Marine Midland Bank v. Kilbane

MEMORANDUM AND ORDER

JOSEPH H. YOUNG, District Judge.

Plaintiff Marine Midland Bank (“Bank”) brought this diversity suit to recover mo*1476nies allegedly due from defendant John Kilbane under a written guaranty dated August 2, 1976. Both parties moved for summary judgment. On June 7, 1983, the Court issued a Memorandum resolving all but one of the issues raised in the summary judgment motions in favor of the Bank. The remaining issue — whether Kilbane was released pursuant to a settlement agreement between the Bank and Doris Burke— could not be resolved since the Court had not been given a copy of the settlement agreement. The Memorandum concluded:

Kilbane’s first four contentions have been found to be unmeritorious. The Court has signed an order [directing that the settlement agreement be forwarded to the Court] which will permit it to resolve Kilbane’s fifth contention. Once the settlement agreement is received by the Court, it can be determined whether Kilbane was released by that agreement. If so, summary judgment will be entered in favor of Kilbane. If, however, Kilbane was not released by the settlement agreement, then the Court will enter summary judgment in favor of the Bank.

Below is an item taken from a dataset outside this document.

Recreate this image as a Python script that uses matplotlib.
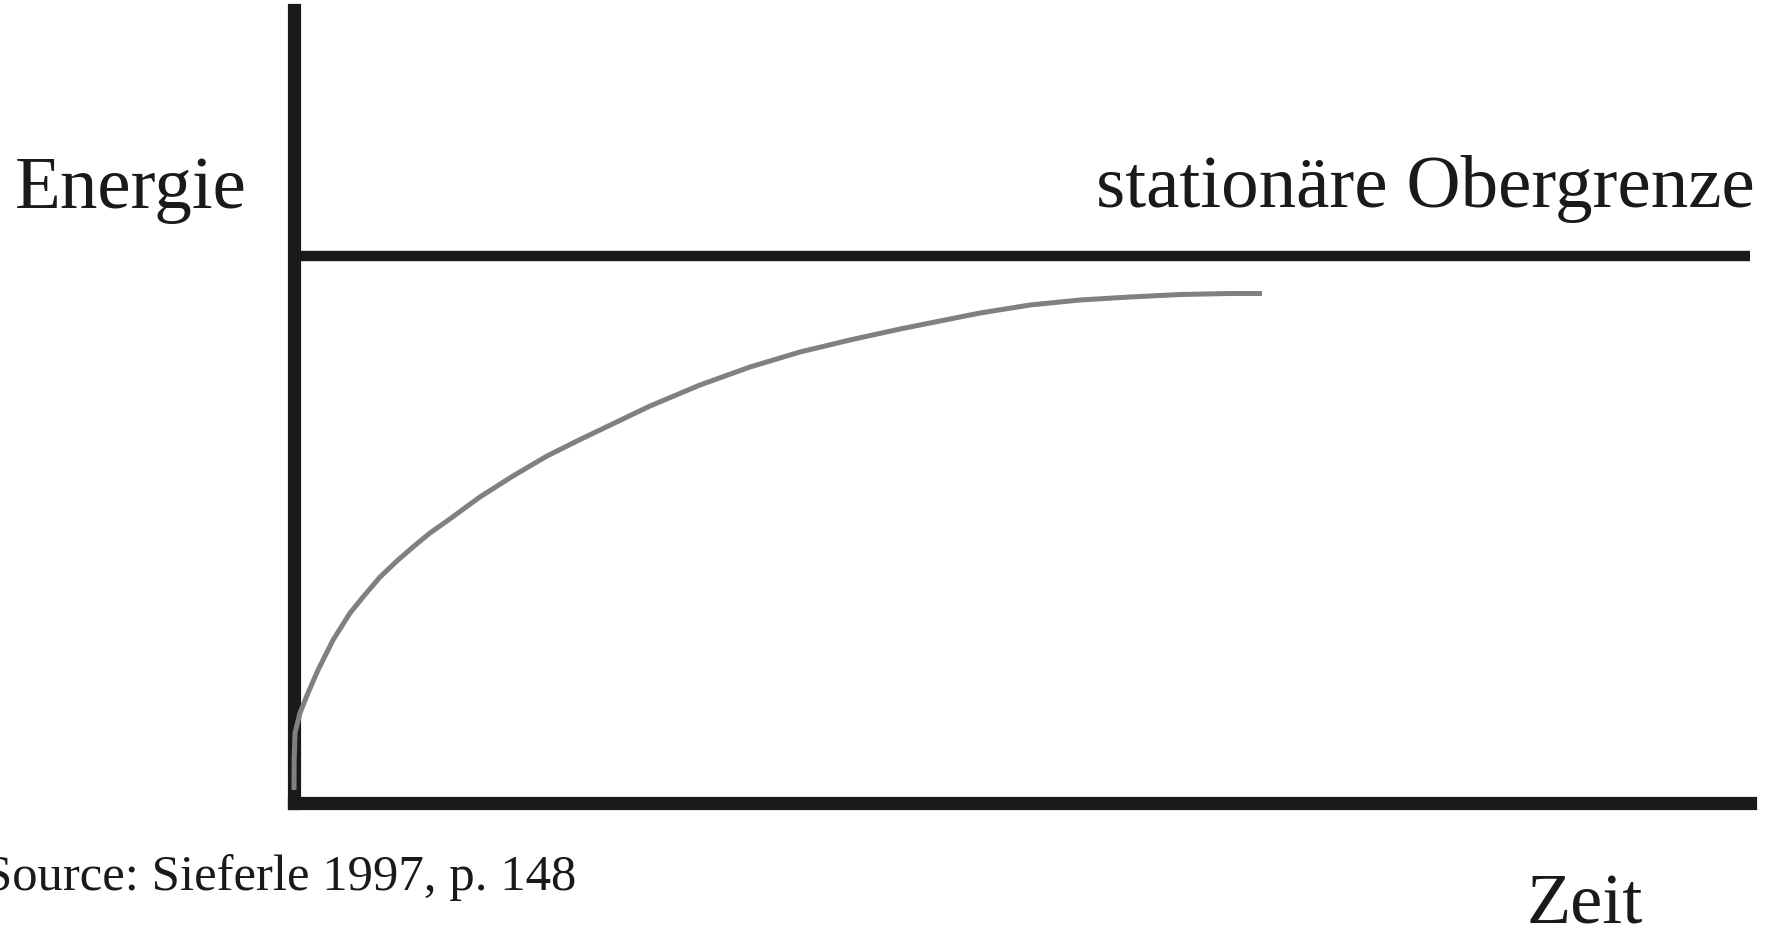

The Court has recently received copies of documents memorializing the settlement agreement between the Bank and Doris Burke. One of the documents releases Doris Burke from all obligations to the Bank in consideration of the sum of $55,-000.00. The document states that:

This release, however, reserves any and all rights, claims, demands, damages, causes of action or suits that said releasor [Bank] might now have or might subsequently accrue to it against any other obligor by reason of any matter or other thing whatsoever...

The quoted language makes clear that Kilbane was not released by the settlement agreement between the Bank and Doris Burke and thus the Bank is entitled to an entry of summary judgment in its favor.* N.Y.Gen.Oblig.Law § 15-104.

Subsequent to the June 7 Memorandum, Kilbane put forth two additional reasons which he contends require an entry of summary judgment in his favor or, in the alternative, preclude summary judgment in favor of the Bank. Neither of these reasons provide any support for Kilbane. First, Kilbane’s reliance on Rutherford National Bank v. Manniello, 240 A.D. 506, 271 N.Y.S. 69 (N.Y.App.Div.1934), is misplaced because in that case, unlike the instant case, the obligor had not consented to the release of another obligor. See Standard Brands, Inc. v. Straile, 23 A.D.2d 363, 260 N.Y.2d 913 (N.Y.App.Div.1965) (where guaranty provides that one obligor can be released without releasing another co-obligor, the second obligor has consented to the release of the first obligor). Second, contrary to Kilbane’s view, the doctrine of strictissimi juris is inapplicable where, as in the instant case, the language of the guaranty is clear and unambiguous. See generally 57 N.Y.Jur. Suretyship and Guaranty § 104 (1967). Thus, Kilbane’s argument that the doctrine of strictissimi juris operates to release him from his obligations under the guaranty because the Bank obtained additional persons to secure the principal’s indebtedness is misplaced in view of the several provisions *1477of the Guaranty authorizing the Bank to obtain additional indorsements, collateral and guaranties to secure the principal’s indebtedness. See Memorandum of June 7, 1983 at 8.

For the reasons stated herein, it is this 27th day of July, 1983, by the United States District Court for the District of Maryland, ORDERED:

That plaintiff’s motion for summary judgment BE, and the same IS, hereby GRANTED. '

Because the quoted language makes clear that Kilbane was not released by the settlement agreement between the Bank and Doris Burke, the Court will deny Kilbane’s request to examine the file in Marine Midland, N.A. v. Doris E. Burke, Case No. 80-19840. Indeed, the Court has been informed by Mr. Alexander Cocalis of the General Counsel’s Office of Broward County, Florida that the file does not contain any information pertinent to the instant case. Similarly, the Court will deny Kilbane’s request that he be allowed to take discovery on the December 21, 1978 check executed by Doris Burke. There is absolutely no indication that the check is relevant to the instant suit. The time has long since passed when Kilbane should have raised the contention that the actions of either Doris Burke or Robert Burke released Kilbane from his obligations under the Guaranty. To permit Kilbane to engage in further discovery at this late date would needlessly delay the resolution of this case. In this vein, it is worth noting that by order dated November 22, 1982, the Court established February 7, 1983 as the discovery cut-off date.